== INFORMATION PROVIDED ==
#####

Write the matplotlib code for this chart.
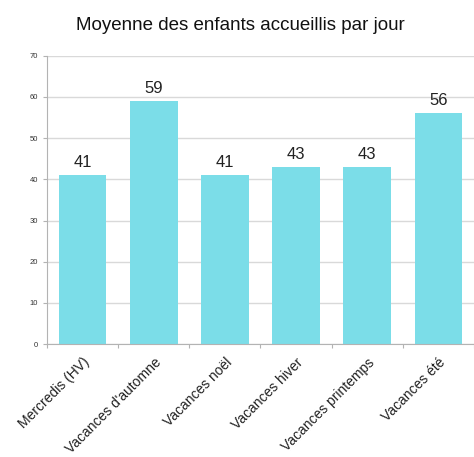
import matplotlib
matplotlib.use("Agg")
from matplotlib import pyplot as plt
import numpy as np

categories = ["Mercredis (HV)", "Vacances d'automne", "Vacances noël",
              "Vacances hiver", "Vacances printemps", "Vacances été"]
moyennes = [41, 59, 41, 43, 43, 56]
y_ticks = [0, 10, 20, 30, 40, 50, 60, 70]

plt.rcParams['font.family'] = ['Liberation Sans', 'DejaVu Sans']

fig = plt.figure(figsize=(4.74, 4.57), dpi=100)
ax = fig.add_axes([0.099, 0.247, 0.901, 0.631])

x = np.arange(len(categories))
bars = ax.bar(x, moyennes, width=0.67, color="#7BDDE8", zorder=2)
for b, v in zip(bars, moyennes):
    ax.text(b.get_x() + b.get_width() / 2, v + 1.2, str(v),
            ha="center", va="bottom", fontsize=12, color="#222222")

ax.set_xlim(-0.5, len(categories) - 0.5)
ax.set_ylim(0, 70)
ax.set_yticks(y_ticks)
ax.tick_params(axis="y", labelsize=5.5, length=3, color="#b3b3b3", labelcolor="#333333")
ax.yaxis.grid(True, color="#d9d9d9", linewidth=1, zorder=0)

# x ticks between categories, labels centred under the bars
ax.set_xticks(np.arange(len(categories) + 1) - 0.5)
ax.set_xticklabels([])
ax.set_xticks(x, minor=True)
ax.set_xticklabels(categories, minor=True, rotation=45, ha="right",
                   rotation_mode="anchor", fontsize=10, color="#222222")
ax.tick_params(axis="x", which="major", length=3, color="#b3b3b3")
ax.tick_params(axis="x", which="minor", length=0, pad=8)

for s in ["top", "right"]:
    ax.spines[s].set_visible(False)
for s in ["left", "bottom"]:
    ax.spines[s].set_color("#b3b3b3")

fig.text(0.507, 0.945, "Moyenne des enfants accueillis par jour",
         ha="center", va="center", fontsize=13.5, color="#111111")

plt.savefig("out.png", dpi=100)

#####

== EXERCISE DIRECTIONS ==
From the listing, extract all text exactly as given and drop any picture.

== FINISHED ANSWER ==
Write the matplotlib code for this chart.
import matplotlib
matplotlib.use("Agg")
from matplotlib import pyplot as plt
import numpy as np

categories = ["Mercredis (HV)", "Vacances d'automne", "Vacances noël",
              "Vacances hiver", "Vacances printemps", "Vacances été"]
moyennes = [41, 59, 41, 43, 43, 56]
y_ticks = [0, 10, 20, 30, 40, 50, 60, 70]

plt.rcParams['font.family'] = ['Liberation Sans', 'DejaVu Sans']

fig = plt.figure(figsize=(4.74, 4.57), dpi=100)
ax = fig.add_axes([0.099, 0.247, 0.901, 0.631])

x = np.arange(len(categories))
bars = ax.bar(x, moyennes, width=0.67, color="#7BDDE8", zorder=2)
for b, v in zip(bars, moyennes):
    ax.text(b.get_x() + b.get_width() / 2, v + 1.2, str(v),
            ha="center", va="bottom", fontsize=12, color="#222222")

ax.set_xlim(-0.5, len(categories) - 0.5)
ax.set_ylim(0, 70)
ax.set_yticks(y_ticks)
ax.tick_params(axis="y", labelsize=5.5, length=3, color="#b3b3b3", labelcolor="#333333")
ax.yaxis.grid(True, color="#d9d9d9", linewidth=1, zorder=0)

# x ticks between categories, labels centred under the bars
ax.set_xticks(np.arange(len(categories) + 1) - 0.5)
ax.set_xticklabels([])
ax.set_xticks(x, minor=True)
ax.set_xticklabels(categories, minor=True, rotation=45, ha="right",
                   rotation_mode="anchor", fontsize=10, color="#222222")
ax.tick_params(axis="x", which="major", length=3, color="#b3b3b3")
ax.tick_params(axis="x", which="minor", length=0, pad=8)

for s in ["top", "right"]:
    ax.spines[s].set_visible(False)
for s in ["left", "bottom"]:
    ax.spines[s].set_color("#b3b3b3")

fig.text(0.507, 0.945, "Moyenne des enfants accueillis par jour",
         ha="center", va="center", fontsize=13.5, color="#111111")

plt.savefig("out.png", dpi=100)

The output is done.